▶ _EXERCISE DESCRIPTION_
Only the lines from the one with "Give me the matplotlib source for this chart." to the one with "from matplotlib.patches import Patch", both included, should be output, without any images.

▶ _RECORDS SUPPLIED_
□ □ □ □ □
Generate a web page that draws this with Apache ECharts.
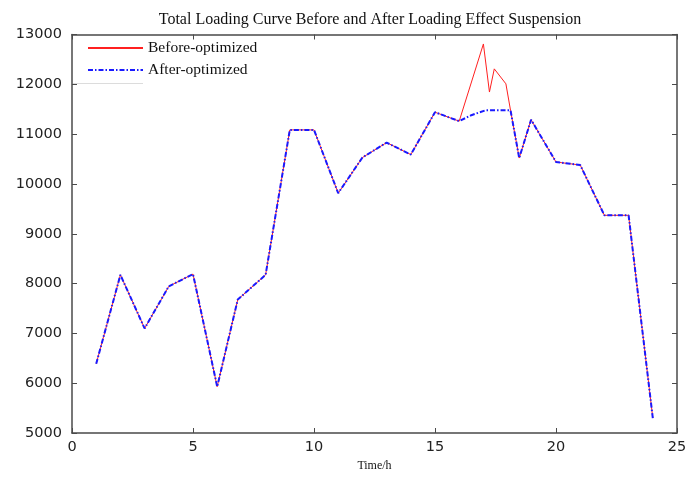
<!DOCTYPE html>
<html>
<head>
<meta charset="utf-8">
<script src="https://cdn.jsdelivr.net/npm/echarts@6/dist/echarts.min.js"></script>
<style>
  html, body { margin: 0; padding: 0; background: #fff; }
  #chart { width: 700px; height: 477px; }
</style>
</head>
<body>
<div id="chart"></div>
<script>
// Time (h) and total load for the curve before optimisation
const beforeTime = [1, 2, 3, 4, 5, 6, 6.85, 8, 9, 10, 11, 12, 13, 14, 15, 16,
                    17, 17.25, 17.45, 17.93, 18.12,
                    18.48, 18.97, 20, 21, 22, 23, 24];
const beforeLoad = [6390, 8175, 7100, 7945, 8190, 5930, 7680, 8175, 11085, 11085, 9815, 10530, 10830, 10590, 11440, 11260,
                    12810, 11845, 12310, 12010, 11480,
                    10520, 11290, 10440, 10380, 9370, 9370, 5300];

// Time (h) and total load after the loading effect is suspended
const afterTime = [1, 2, 3, 4, 5, 6, 6.85, 8, 9, 10, 11, 12, 13, 14, 15, 16,
                   16.5, 17.1, 18.12,
                   18.48, 18.97, 20, 21, 22, 23, 24];
const afterLoad = [6390, 8175, 7100, 7945, 8190, 5930, 7680, 8175, 11085, 11085, 9815, 10530, 10830, 10590, 11440, 11260,
                   11380, 11480, 11480,
                   10520, 11290, 10440, 10380, 9370, 9370, 5300];

const xMin = 0, xMax = 25, xStep = 5;
const yMin = 5000, yMax = 13000, yStep = 1000;

const pair = (xs, ys) => xs.map((x, i) => [x, ys[i]]);

const frame = { show: true, onZero: false, lineStyle: { color: '#4a4a4a', width: 1.5 } };
const tickIn = { show: true, inside: true, length: 5, lineStyle: { color: '#4a4a4a', width: 1 } };
const labelFont = { fontFamily: 'DejaVu Sans', fontSize: 14.5, color: '#222', formatter: v => String(v) };

const chart = echarts.init(document.getElementById('chart'), null, { renderer: 'canvas' });

chart.setOption({
  animation: false,
  backgroundColor: '#fff',
  title: {
    text: 'Total Loading Curve Before and After Loading Effect Suspension',
    left: 365,
    textAlign: 'center',
    top: 7,
    textStyle: { fontFamily: 'Liberation Serif', fontSize: 16, fontWeight: 'normal', color: '#111' }
  },
  grid: { left: 72, right: 23, top: 34.5, bottom: 40 },
  legend: {
    orient: 'vertical',
    left: 82,
    top: 35,
    itemWidth: 55,
    itemHeight: 14,
    itemGap: 6,
    itemStyle: { opacity: 0 },
    textStyle: { fontFamily: 'Liberation Serif', fontSize: 15.5, color: '#111', lineHeight: 14 },
    data: ['Before-optimized', 'After-optimized']
  },
  graphic: [{
    type: 'line',
    shape: { x1: 73, y1: 83.5, x2: 143, y2: 83.5 },
    style: { stroke: '#dcdcdc', lineWidth: 1 },
    silent: true
  }],
  xAxis: [{
    type: 'value', min: xMin, max: xMax, interval: xStep, position: 'bottom',
    axisLine: frame, axisTick: tickIn, splitLine: { show: false },
    axisLabel: Object.assign({ margin: 7 }, labelFont),
    name: 'Time/h', nameLocation: 'middle', nameGap: 27,
    nameTextStyle: { fontFamily: 'Liberation Serif', fontSize: 12, color: '#111' }
  }, {
    type: 'value', min: xMin, max: xMax, interval: xStep, position: 'top',
    axisLine: frame, axisTick: tickIn, splitLine: { show: false },
    axisLabel: { show: false }
  }],
  yAxis: [{
    type: 'value', min: yMin, max: yMax, interval: yStep, position: 'left',
    axisLine: frame, axisTick: tickIn, splitLine: { show: false },
    axisLabel: Object.assign({ margin: 10 }, labelFont)
  }, {
    type: 'value', min: yMin, max: yMax, interval: yStep, position: 'right',
    axisLine: frame, axisTick: tickIn, splitLine: { show: false },
    axisLabel: { show: false }
  }],
  series: [{
    name: 'Before-optimized',
    type: 'line',
    xAxisIndex: 0, yAxisIndex: 0,
    symbol: 'none',
    z: 2,
    lineStyle: { color: '#ff2020', width: 1 },
    itemStyle: { color: '#ff2020' },
    data: pair(beforeTime, beforeLoad)
  }, {
    name: 'After-optimized',
    type: 'line',
    xAxisIndex: 0, yAxisIndex: 0,
    symbol: 'none',
    z: 3,
    lineStyle: { color: '#1a1aff', width: 2, type: [5, 2, 1.5, 2] },
    itemStyle: { color: '#1a1aff' },
    data: pair(afterTime, afterLoad)
  }]
});
</script>
</body>
</html>
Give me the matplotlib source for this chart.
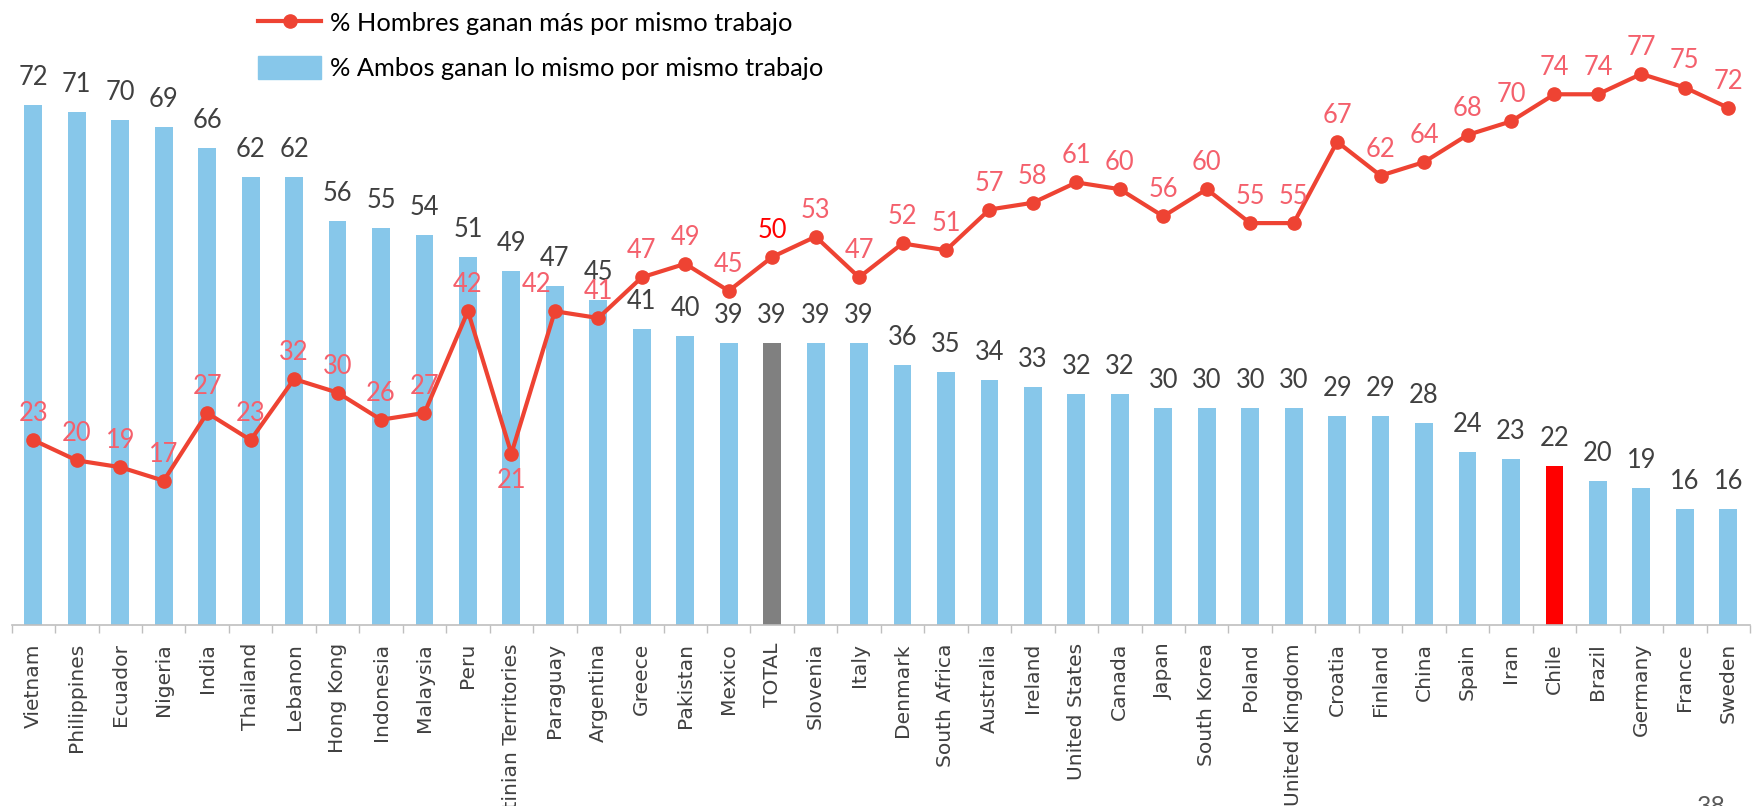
import numpy as np
import matplotlib
matplotlib.use("Agg")
import matplotlib.pyplot as plt
from matplotlib.lines import Line2D
from matplotlib.patches import Patch

categories = ["Vietnam", "Philippines", "Ecuador", "Nigeria", "India", "Thailand", "Lebanon",
              "Hong Kong", "Indonesia", "Malaysia", "Peru", "Palestinian Territories", "Paraguay",
              "Argentina", "Greece", "Pakistan", "Mexico", "TOTAL", "Slovenia", "Italy", "Denmark",
              "South Africa", "Australia", "Ireland", "United States", "Canada", "Japan",
              "South Korea", "Poland", "United Kingdom", "Croatia", "Finland", "China", "Spain",
              "Iran", "Chile", "Brazil", "Germany", "France", "Sweden"]
ambos = [72, 71, 70, 69, 66, 62, 62, 56, 55, 54, 51, 49, 47, 45, 41, 40, 39, 39, 39, 39, 36,
         35, 34, 33, 32, 32, 30, 30, 30, 30, 29, 29, 28, 24, 23, 22, 20, 19, 16, 16]
hombres = [23, 20, 19, 17, 27, 23, 32, 30, 26, 27, 42, 21, 42, 41, 47, 49, 45, 50, 53, 47, 52,
           51, 57, 58, 61, 60, 56, 60, 55, 55, 67, 62, 64, 68, 70, 74, 74, 77, 75, 72]
legend_labels = ["% Hombres ganan más por mismo trabajo", "% Ambos ganan lo mismo por mismo trabajo"]

BLUE = "#87C7EA"
LINE = "#EE4333"
LBL = "#F4606C"
DARK = "#404040"

W, H = 1759, 806
fig = plt.figure(figsize=(W / 100, H / 100), dpi=100)
ax = fig.add_axes([11.6 / W, (H - 625) / H, 1738.4 / W, 625 / H])
x = np.arange(len(categories))
colors = [BLUE] * len(categories)
colors[categories.index("TOTAL")] = "#808080"
colors[categories.index("Chile")] = "#FF0000"
ax.bar(x, ambos, width=0.41, color=colors, zorder=2)
ax.set_xlim(-0.5, len(categories) - 0.5)
ax.set_ylim(0, 625 / 7.22)

ax2 = ax.twinx()
ax2.set_ylim(-29 / 6.78, 596 / 6.78)
ax2.plot(x, hombres, color=LINE, lw=3, marker="o", ms=9.5, zorder=3)

# bar labels
for i, v in enumerate(ambos):
    ax2.annotate(str(v), xy=(i, v), xycoords=ax.transData, xytext=(0, 14.4),
                 textcoords="offset points", ha="center", va="baseline",
                 fontsize=18.4, family="Lato", color=DARK, zorder=5)
# line labels
for i, v in enumerate(hombres):
    c = "#FF0000" if categories[i] == "TOTAL" else LBL
    dx, dy, va = 0, 13.7, "baseline"
    if categories[i] == "Palestinian Territories":
        dy, va = -10, "top"
    if categories[i] == "Paraguay":
        dx = -13
    ax2.annotate(str(v), xy=(i, v), xytext=(dx, dy), textcoords="offset points",
                 ha="center", va=va, fontsize=18.4, family="Lato", color=c, zorder=6)

# axes styling
for s in ["top", "left", "right"]:
    ax.spines[s].set_visible(False)
    ax2.spines[s].set_visible(False)
ax2.spines["bottom"].set_visible(False)
ax.spines["bottom"].set_color("#BFBFBF")
ax.spines["bottom"].set_linewidth(1.2)
ax.set_yticks([])
ax2.set_yticks([])
ax.set_xticks(x)
ax.set_xticklabels(categories, rotation=90, fontsize=14.6, color=DARK, family="DejaVu Sans")
ax.set_xticks(np.arange(-0.5, len(categories)), minor=True)
ax.tick_params(axis="x", which="major", length=0, pad=13)
ax.tick_params(axis="x", which="minor", length=5.8, color="#BFBFBF", width=1)

handles = [Line2D([0], [0], color=LINE, lw=3, marker="o", ms=9.5),
           Patch(color=BLUE)]
leg = fig.legend(handles, legend_labels, loc="upper left", bbox_to_anchor=(235 / W, 1 + 12 / H),
                 frameon=False, prop={"family": "Lato", "size": 18.3}, handlelength=2.5,
                 handletextpad=0.35, labelspacing=0.82, handleheight=1.0)
for t in leg.get_texts():
    t.set_color("#000000")

fig.text(1711 / W, 11 / H, "38", ha="center", va="top", fontsize=18, family="Lato", color="#595959")

fig.savefig("out.png", dpi=100)
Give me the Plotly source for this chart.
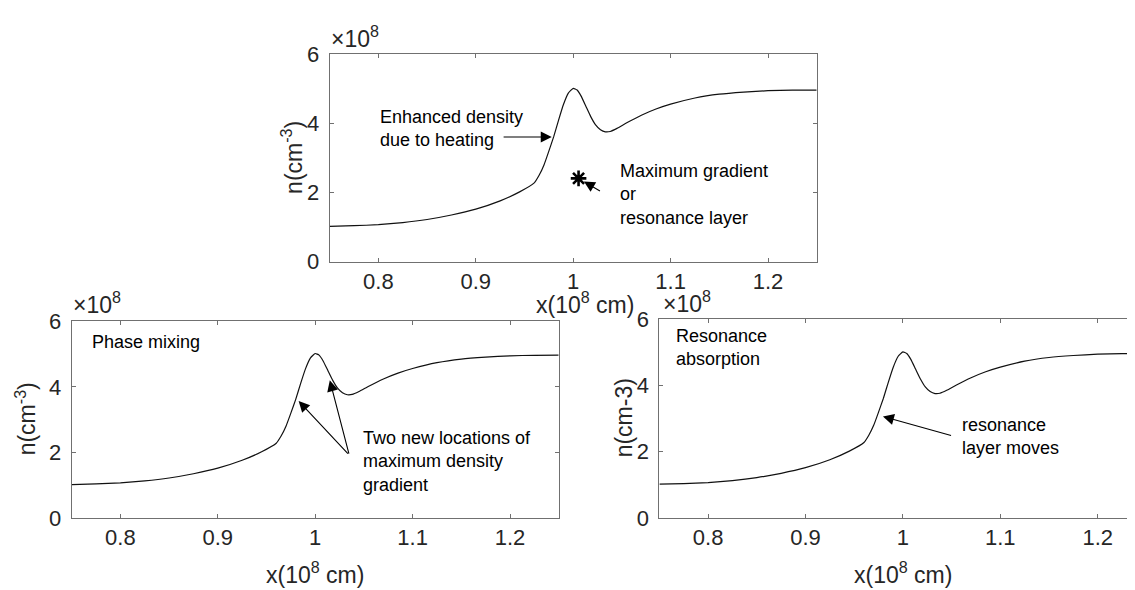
import plotly.graph_objects as go

# ---- data (x in 1e8 cm, n in 1e8 cm^-3) ----
x_pos = [0.75, 0.775, 0.80, 0.825, 0.85, 0.875, 0.90, 0.925, 0.945, 0.960,
         0.965, 0.970, 0.975, 0.980, 0.985, 0.990, 0.995, 1.000, 1.004, 1.008,
         1.013, 1.018, 1.023, 1.028, 1.033, 1.038, 1.045, 1.055, 1.070, 1.085,
         1.100, 1.125, 1.150, 1.175, 1.200, 1.225, 1.250]
density = [1.02, 1.04, 1.07, 1.13, 1.22, 1.35, 1.52, 1.76, 2.02, 2.28,
           2.50, 2.80, 3.20, 3.62, 4.10, 4.55, 4.88, 5.02, 4.97, 4.80,
           4.50, 4.20, 3.96, 3.82, 3.76, 3.77, 3.86, 4.02, 4.24, 4.42,
           4.56, 4.74, 4.85, 4.91, 4.95, 4.965, 4.97]
star_x = [1.0055]
star_y = [2.41]
x_ticks = [0.8, 0.9, 1.0, 1.1, 1.2]
x_tick_labels = ["0.8", "0.9", "1", "1.1", "1.2"]
y_ticks = [0, 2, 4, 6]
y_tick_labels = ["0", "2", "4", "6"]

W, H = 1135, 590
FONT = "Liberation Sans, Arial, Helvetica, sans-serif"
AXC = "#707070"
TXT = "#262626"


def px(x):
    return x / W


def py(y):
    return 1 - y / H


fig = go.Figure()
for xa, ya in [("x", "y"), ("x2", "y2"), ("x3", "y3")]:
    fig.add_trace(go.Scatter(x=x_pos, y=density, mode="lines", xaxis=xa, yaxis=ya,
                             line=dict(color="#111111", width=1.2, shape="spline", smoothing=0.4),
                             hoverinfo="skip"))
fig.add_trace(go.Scatter(x=star_x, y=star_y, mode="markers", xaxis="x", yaxis="y",
                         marker=dict(symbol="asterisk-open", size=13, color="black",
                                     line=dict(color="black", width=2.6)),
                         hoverinfo="skip"))


def xaxis(domain, anchor, rng):
    return dict(domain=domain, anchor=anchor, range=rng, tickvals=x_ticks, ticktext=x_tick_labels,
                ticks="inside", ticklen=4, tickcolor=AXC, showline=True, linecolor=AXC,
                linewidth=1, mirror="ticks", showgrid=False, zeroline=False,
                tickfont=dict(size=22, color=TXT, family=FONT))


def yaxis(domain, anchor, mirror="ticks"):
    return dict(domain=domain, anchor=anchor, range=[0, 6], tickvals=y_ticks, ticktext=y_tick_labels,
                ticks="inside", ticklen=4, tickcolor=AXC, showline=True, linecolor=AXC,
                linewidth=1, mirror=mirror, showgrid=False, zeroline=False,
                ticklabelstandoff=5,
                tickfont=dict(size=22, color=TXT, family=FONT))


fig.update_layout(
    width=W, height=H, margin=dict(l=0, r=0, t=0, b=0),
    paper_bgcolor="white", plot_bgcolor="white", showlegend=False,
    xaxis=xaxis([px(321.7), px(808.7)], "y", [0.75, 1.25]),
    yaxis=yaxis([py(252.3), py(36)], "x"),
    xaxis2=xaxis([px(63.7), px(550.7)], "y2", [0.75, 1.25]),
    yaxis2=yaxis([py(520), py(314.7)], "x2"),
    xaxis3=xaxis([px(651.4), 1.0], "y3", [0.75, 0.75 + (W - 651.4) / 974.0]),
    yaxis3=yaxis([py(520), py(312.7)], "x3", mirror=False),
)

ann = []


def text(x, y, t, ref, size=18):
    ann.append(dict(x=x, y=y, xref="x" + ref, yref="y" + ref, text=t, showarrow=False,
                    xanchor="left", yanchor="middle", align="left",
                    font=dict(size=size, color="black", family=FONT)))


def arrow(hx, hy, tx, ty, ref):
    ann.append(dict(x=hx, y=hy, ax=tx, ay=ty, xref="x" + ref, yref="y" + ref,
                    axref="x" + ref, ayref="y" + ref, text="", showarrow=True,
                    arrowhead=2, arrowsize=2.0, arrowwidth=1.1, arrowcolor="black",
                    standoff=0, startstandoff=0))


def paper_text(x, y, t, size=21, angle=0, xanchor="center", yanchor="middle"):
    ann.append(dict(x=px(x), y=py(y), xref="paper", yref="paper", text=t, showarrow=False,
                    xanchor=xanchor, yanchor=yanchor, textangle=angle,
                    font=dict(size=size, color=TXT, family=FONT)))


# top panel
text(0.800, 3.86, "Enhanced density<br>due to heating", "")
arrow(0.978, 3.61, 0.927, 3.61, "")
text(1.046, 1.93, "Maximum gradient<br>or<br>resonance layer", "")
arrow(1.011, 2.32, 1.029, 2.02, "")
# bottom left
text(0.769, 5.37, "Phase mixing", "2")
text(1.047, 1.73, "Two new locations of<br>maximum density<br>gradient", "2")
arrow(0.983, 3.57, 1.035, 1.92, "2")
arrow(1.015, 4.20, 1.035, 1.92, "2")
# bottom right
text(0.765, 5.15, "Resonance<br>absorption", "3")
text(1.0585, 2.475, "resonance<br>layer moves", "3")
arrow(0.9795, 3.07, 1.051, 2.48, "3")

# exponent labels
paper_text(321, 35, "×10<sup>8</sup>", size=23, xanchor="left", yanchor="bottom")
paper_text(63, 313, "×10<sup>8</sup>", size=23, xanchor="left", yanchor="bottom")
paper_text(653, 312, "×10<sup>8</sup>", size=23, xanchor="left", yanchor="bottom")

# axis titles
paper_text(577, 296, "x(10<sup>8</sup> cm)", size=23)
paper_text(307, 577, "x(10<sup>8</sup> cm)", size=23)
paper_text(895, 577, "x(10<sup>8</sup> cm)", size=23)
paper_text(284, 144, "n(cm<sup>-3</sup>)", size=23, angle=-90)
paper_text(18, 417, "n(cm<sup>-3</sup>)", size=23, angle=-90)
paper_text(616, 416, "n(cm-3)", size=23, angle=-90)

fig.update_layout(annotations=ann)
fig.write_html("out.html")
□ □ □ □ □
▶ _TASK RESULT_
Give me the matplotlib source for this chart.
import numpy as np
import matplotlib
matplotlib.use("Agg")
import matplotlib.pyplot as plt
from matplotlib.lines import Line2D
from matplotlib.patches import Patch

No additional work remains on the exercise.